Let’s face it: Overwork is grim, and none of this research comes as any surprise. Yet the notion that someone would have to be online 24/7 to be successful continues to define the culture at many large law firms. If constantly working isn’t the key to being a successful lawyer, then what is?  

A new breed of firms like Scale LLP are intentionally building a different kind of law firm culture that does not require “online 24/7” work. Scale’s lawyers believe that success and excellent client service can be achieved by working in highly collaborative, agile teams of experienced attorneys who all own the outcome for their clients. Reflecting on her decision to leave BigLaw, litigator Jamie Wells says that “having more flexibility on my own path and my own journey and really my own day is what prompted me to make the jump [from BigLaw] to go to Scale.”  

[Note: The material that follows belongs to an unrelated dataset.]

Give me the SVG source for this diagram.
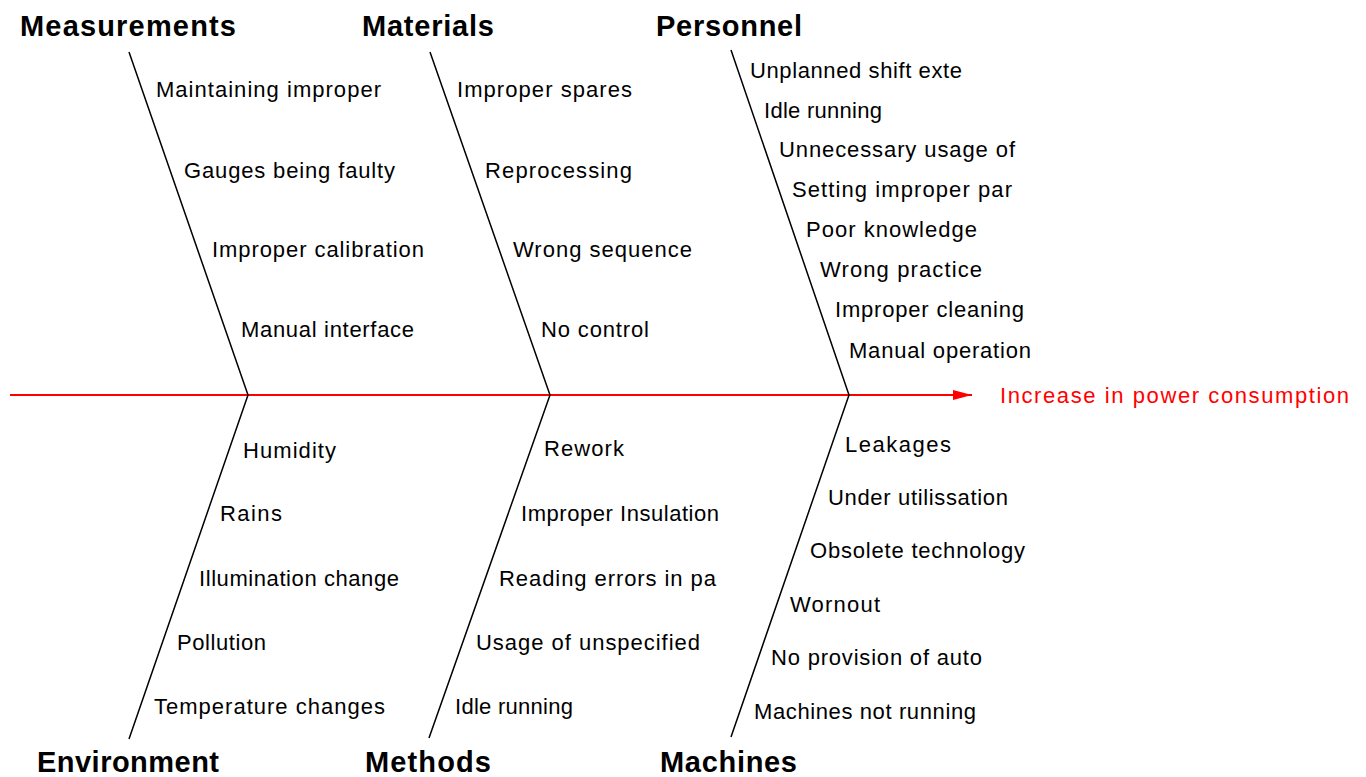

Of course, responsiveness to clients is critical to success. But in contrast to the poor souls who are expected to be online 24/7 waiting for an assignment that may, or may not, descend from above them in the hierarchy, Scale’s teams operate with an ethos of ownership over their work, agency over their practices, and collaboration with, and respect for, their teams.  This translates into highly engaged lawyers achieving high quality outcomes for their clients. For Wells, success is “Are you working with a great team? Are you delivering the best service to your clients? Are you doing things that make you happy?” At Scale, she has found that trifecta.